## Instructions for the task
From the data that follows, copy every line holding the string "this".

## Collected data

>>>>>

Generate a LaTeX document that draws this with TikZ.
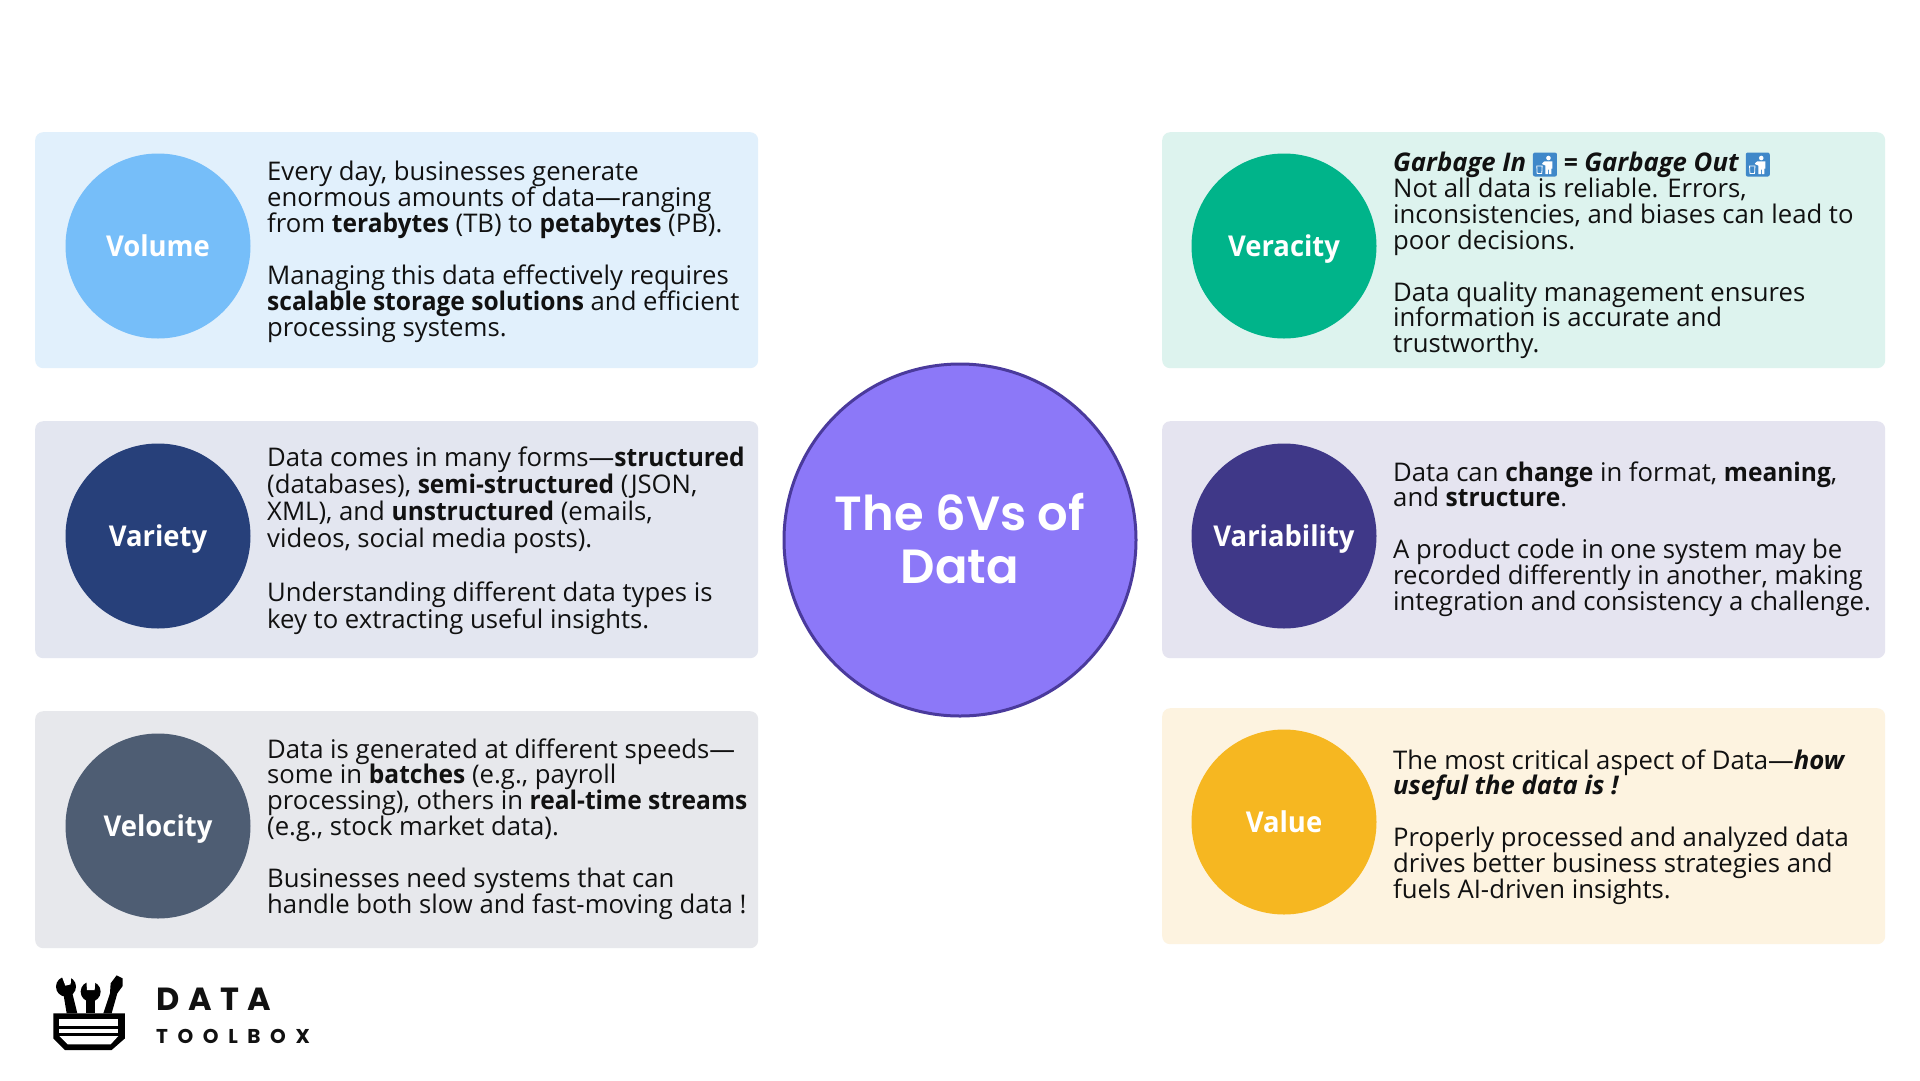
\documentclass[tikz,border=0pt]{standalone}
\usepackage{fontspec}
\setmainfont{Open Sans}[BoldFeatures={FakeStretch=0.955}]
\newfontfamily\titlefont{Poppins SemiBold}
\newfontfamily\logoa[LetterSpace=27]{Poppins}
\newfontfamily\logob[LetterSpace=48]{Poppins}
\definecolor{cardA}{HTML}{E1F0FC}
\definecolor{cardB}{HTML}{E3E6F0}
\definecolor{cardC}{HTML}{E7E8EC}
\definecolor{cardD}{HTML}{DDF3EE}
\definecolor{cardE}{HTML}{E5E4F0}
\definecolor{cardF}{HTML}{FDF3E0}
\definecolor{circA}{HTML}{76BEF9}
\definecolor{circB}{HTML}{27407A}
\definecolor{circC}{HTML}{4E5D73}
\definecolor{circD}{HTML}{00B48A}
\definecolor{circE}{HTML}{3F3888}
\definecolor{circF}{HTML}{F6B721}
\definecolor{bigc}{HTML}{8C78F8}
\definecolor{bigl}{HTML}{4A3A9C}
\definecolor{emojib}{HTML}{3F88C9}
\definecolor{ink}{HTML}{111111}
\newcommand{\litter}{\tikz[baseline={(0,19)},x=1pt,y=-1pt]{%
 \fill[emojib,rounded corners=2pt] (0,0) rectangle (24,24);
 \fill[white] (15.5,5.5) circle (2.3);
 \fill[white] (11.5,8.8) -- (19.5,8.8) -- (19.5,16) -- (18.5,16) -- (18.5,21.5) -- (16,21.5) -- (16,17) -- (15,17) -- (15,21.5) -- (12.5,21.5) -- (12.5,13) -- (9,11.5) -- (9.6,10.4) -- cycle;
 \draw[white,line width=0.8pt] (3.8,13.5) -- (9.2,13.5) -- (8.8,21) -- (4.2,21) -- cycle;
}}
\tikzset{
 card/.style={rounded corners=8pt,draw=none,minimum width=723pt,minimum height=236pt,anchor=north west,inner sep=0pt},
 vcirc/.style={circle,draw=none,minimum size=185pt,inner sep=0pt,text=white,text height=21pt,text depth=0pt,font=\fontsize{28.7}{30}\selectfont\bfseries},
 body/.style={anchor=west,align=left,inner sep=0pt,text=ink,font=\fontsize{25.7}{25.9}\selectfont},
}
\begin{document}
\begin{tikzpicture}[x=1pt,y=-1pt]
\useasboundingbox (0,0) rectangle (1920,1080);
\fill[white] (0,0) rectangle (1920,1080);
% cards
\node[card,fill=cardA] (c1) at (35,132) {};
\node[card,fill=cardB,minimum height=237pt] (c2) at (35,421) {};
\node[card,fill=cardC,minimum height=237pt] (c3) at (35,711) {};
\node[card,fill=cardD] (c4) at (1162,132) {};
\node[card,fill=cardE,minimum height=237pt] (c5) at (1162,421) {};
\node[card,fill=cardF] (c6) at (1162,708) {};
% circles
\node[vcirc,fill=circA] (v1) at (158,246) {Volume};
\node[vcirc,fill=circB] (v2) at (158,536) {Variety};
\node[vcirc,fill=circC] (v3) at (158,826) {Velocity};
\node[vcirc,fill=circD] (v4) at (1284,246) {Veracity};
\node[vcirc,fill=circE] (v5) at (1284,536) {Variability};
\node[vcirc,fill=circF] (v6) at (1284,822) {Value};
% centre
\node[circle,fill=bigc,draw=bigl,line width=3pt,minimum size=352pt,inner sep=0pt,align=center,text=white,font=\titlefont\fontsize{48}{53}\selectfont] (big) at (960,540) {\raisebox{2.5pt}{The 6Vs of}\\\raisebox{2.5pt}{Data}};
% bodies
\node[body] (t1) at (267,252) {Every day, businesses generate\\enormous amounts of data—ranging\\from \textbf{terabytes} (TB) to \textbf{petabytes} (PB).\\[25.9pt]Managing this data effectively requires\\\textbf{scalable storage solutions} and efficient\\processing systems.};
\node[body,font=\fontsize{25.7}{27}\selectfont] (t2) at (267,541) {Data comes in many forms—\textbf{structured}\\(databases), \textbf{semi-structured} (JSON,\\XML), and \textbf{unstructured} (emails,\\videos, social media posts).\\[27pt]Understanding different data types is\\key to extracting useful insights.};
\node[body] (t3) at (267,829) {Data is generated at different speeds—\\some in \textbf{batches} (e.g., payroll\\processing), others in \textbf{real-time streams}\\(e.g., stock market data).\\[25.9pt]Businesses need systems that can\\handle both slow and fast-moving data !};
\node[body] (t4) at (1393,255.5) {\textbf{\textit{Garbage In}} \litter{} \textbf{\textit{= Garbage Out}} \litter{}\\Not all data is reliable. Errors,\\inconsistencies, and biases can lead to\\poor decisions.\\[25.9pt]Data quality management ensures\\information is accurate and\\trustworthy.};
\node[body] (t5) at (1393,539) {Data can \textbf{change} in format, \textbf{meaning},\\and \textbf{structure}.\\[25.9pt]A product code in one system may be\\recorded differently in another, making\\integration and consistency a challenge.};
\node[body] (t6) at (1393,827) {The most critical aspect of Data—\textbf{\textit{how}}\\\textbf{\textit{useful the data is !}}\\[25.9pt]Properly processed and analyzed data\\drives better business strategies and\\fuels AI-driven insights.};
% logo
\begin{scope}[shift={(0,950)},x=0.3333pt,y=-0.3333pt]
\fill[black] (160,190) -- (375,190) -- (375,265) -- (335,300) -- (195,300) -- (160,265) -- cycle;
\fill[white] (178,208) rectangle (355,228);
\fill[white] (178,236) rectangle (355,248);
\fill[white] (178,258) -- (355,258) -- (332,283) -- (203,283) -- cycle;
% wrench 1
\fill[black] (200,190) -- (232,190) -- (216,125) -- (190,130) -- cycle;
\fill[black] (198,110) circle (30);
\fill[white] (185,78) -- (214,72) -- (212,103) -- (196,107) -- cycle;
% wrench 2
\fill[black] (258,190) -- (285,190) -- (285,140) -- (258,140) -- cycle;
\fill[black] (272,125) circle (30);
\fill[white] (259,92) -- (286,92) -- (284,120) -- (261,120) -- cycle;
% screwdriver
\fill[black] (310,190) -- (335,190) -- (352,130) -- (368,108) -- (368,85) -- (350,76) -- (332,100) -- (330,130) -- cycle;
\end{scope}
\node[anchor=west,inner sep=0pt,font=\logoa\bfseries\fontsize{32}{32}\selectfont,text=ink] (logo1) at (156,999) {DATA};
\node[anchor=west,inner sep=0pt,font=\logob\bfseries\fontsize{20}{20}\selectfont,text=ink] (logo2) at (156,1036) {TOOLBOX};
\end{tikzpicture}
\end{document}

<<<<<

## Task answer
Generate a LaTeX document that draws this with TikZ.
\node[body] (t1) at (267,252) {Every day, businesses generate\\enormous amounts of data—ranging\\from \textbf{terabytes} (TB) to \textbf{petabytes} (PB).\\[25.9pt]Managing this data effectively requires\\\textbf{scalable storage solutions} and efficient\\processing systems.};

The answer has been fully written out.